Market value of services. The higher tier of animators and designs get paid a lot of money. Couple that with sufficient software and hardware for each employee, and you're looking at a steep bill, especially since companies are not exactly on the frugal side of things (buying a $5000 rig when they could get the equivalent pieced together by hand for $2500).

And as said, there is a tremendous amount of work put into making a game. Depending on the position, you're looking at someone grueling away at something at least eight hours a day and making only a few seconds of progress in a video sequence (be it cut scene or theatrical trailer), if even. Then animating the characters and mobs, which in today's world requires dozens if not hundreds of reaction sequences. Ten years ago, a company could get away with having 3-5 animated reactions to being hit, but today we're expecting fluid rag-doll dynamics and in scripted events, this can't be done using the engine unless it's specifically designed for it. It happens that, like in Sleeping Dogs, when a truck is scripted to cut you off and crash into another car, that animators and designers need to work together to piece the collision and response frame by frame to make sure that it's predictable and reliable, as anything based on the engine itself could very well screw up and the scripted event won't happen or happen when it shouldn't.

There is no "Hit the easy button and win" button for animating, coding, and designing a video game, or movie.
 
But why? What sort of answer would work?

How about: it's all a big fraud?
 
I don't know. Anything to do with buying new technology can be dismissed as a one off cost. If I mention someone spending hours a day for years writing code then I'll get the question of why a book doesn't cost tens of millions to write. Cost of electricity I'm not sure about, but it still won't explain the high costs.
 
Well, if they understand how it would be hard for Disney to animate a movie, and they understand how a Choose Your Own Adventure book has to be much longer in total size than any of the individual story paths you take, they should be able to understand how a video game takes a bazillion dollars to make. When you play the game you may only "see" one individual path in the choose your own adventure "book." But they had to write, script, and animate every other potential story path as well using all the stuff Disney or Pixar does for only one "path."
 
Well, if they understand how it would be hard for Disney to animate a movie, and they understand how a Choose Your Own Adventure book has to be much longer in total size than and of the individual story paths you take, they should be able to understand how a video game takes a bazillion dollars to make. When you play the game you may only "see" one individual path in the choose your own adventure "book." But they had to write, script, and animate every other potential story path as well using all the stuff Disney or Pixar does for only one "path."

That still won't work, as they don't believe in non linear games.
 
I don't know. Anything to do with buying new technology can be dismissed as a one off cost. If I mention someone spending hours a day for years writing code then I'll get the question of why a book doesn't cost tens of millions to write. Cost of electricity I'm not sure about, but it still won't explain the high costs.

People who write books sometimes get a very small advance.
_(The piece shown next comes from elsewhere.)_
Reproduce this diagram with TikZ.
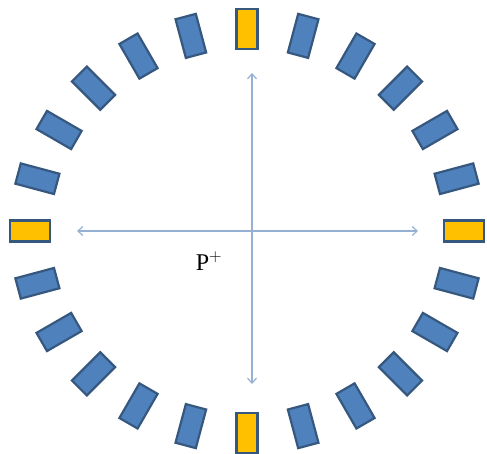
\documentclass[tikz,border=0pt]{standalone}
\usepackage{fontspec}
\setmainfont{Liberation Serif}
\usetikzlibrary{arrows.meta,calc}
\definecolor{blockblue}{HTML}{4F81BD}
\definecolor{blockedge}{HTML}{36587F}
\definecolor{blockyellow}{HTML}{FFC000}
\definecolor{axisblue}{HTML}{95B0D2}
\begin{document}
\begin{tikzpicture}[x=1pt, y=1pt,
		block/.style={draw=blockedge, line width=2.2pt, fill=blockblue, minimum width=21pt, minimum height=40pt, inner sep=0pt},
		marker/.style={block, fill=blockyellow},
		axis/.style={draw=axisblue, line width=1.2pt, {Straight Barb[length=5pt,width=9pt]}-{Straight Barb[length=5pt,width=9pt]}}]
		\useasboundingbox (0,0) rectangle (487,453);
		\coordinate (O) at (247,222);
		% ring of blocks, yellow every 90 degrees
		\foreach \t in {0,15,...,345}{
			\pgfmathtruncatemacro{\q}{mod(\t,90)}
			\ifnum\q=0
				\node[marker, rotate=-\t] (b\t) at ($(O)+({217*sin(\t)},{202*cos(\t)})$) {};
			\else
				\node[block, rotate=-\t] (b\t) at ($(O)+({217*sin(\t)},{202*cos(\t)})$) {};
			\fi
		}
		% axes
		\coordinate (top) at (252,380);
		\coordinate (bot) at (252,69);
		\coordinate (lft) at (77,222);
		\coordinate (rgt) at (418,222);
		\draw[axis] (bot) -- (top);
		\draw[axis] (lft) -- (rgt);
		\node[font=\fontsize{24}{28}\selectfont] (P) at (209,192) {P$^{+}$};
	\end{tikzpicture}
\end{document}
Even if it is a big advance, it is a one off cost as the rest of what they make comes from royalties.

Programmers are paid big fat salaries, regardless of how long it takes to write the code. The book writers get paid once and most of them get paid crap. All programmers get paid well continuously.

And if your friends really think 'buying new technology' is a one-off cost, then they are kind of dense. And that's ignoring exactly how big of a one off cost it is and how that supposed 'one-off' cost gets repeated constantly as your computer that is great today is crap in 2 years of heavy work. Plus, electricity and A/C is expensive - seriously just think about how much you have to use to keep a room full of supercomputers running 24/7 for years. Then factor in the cooling costs. It's nothing to laugh at, it's very expensive.
 
Chukchi Husky, are these people by any chance of a pack of dribbling thickos? They kinda sound it.
 
They claim that it simply cannot work, as the structure of any story makes it impossible.

Off shoots in plot certainly exist though. Every time to do something that equals "you lose" at a discrete point in the game is an animation and situation that had to be written. Anytime you get an optional item for find a secret. Are these Call of Duty gamers or RPGs, I guess I don't know what comparison to draw without knowing what they are familiar with. I thought choose your own adventure books would do it.
 
Chukchi Husky, are your friends by any chance of a pack of dribbling thickos? They kinda sound it.

They're university students, studying creative writing and film and game studies amongst other things, so they're far smarter than I could ever be.

Off shoots in plot certainly exist though. Every time to do something that equals "you lose" at a discrete point in the game is an animation and situation that had to be written. Anytime you get an optional item for find a secret. Are these Call of Duty gamers or RPGs, I guess I don't know what comparison to draw without knowing what they are familiar with. I thought choose your own adventure books would do it.

They play mostly Nintendo games and Japanese RPGs. They tried The Elder Scrolls series and the Fallout series and use that as an example of why non-linear games are false.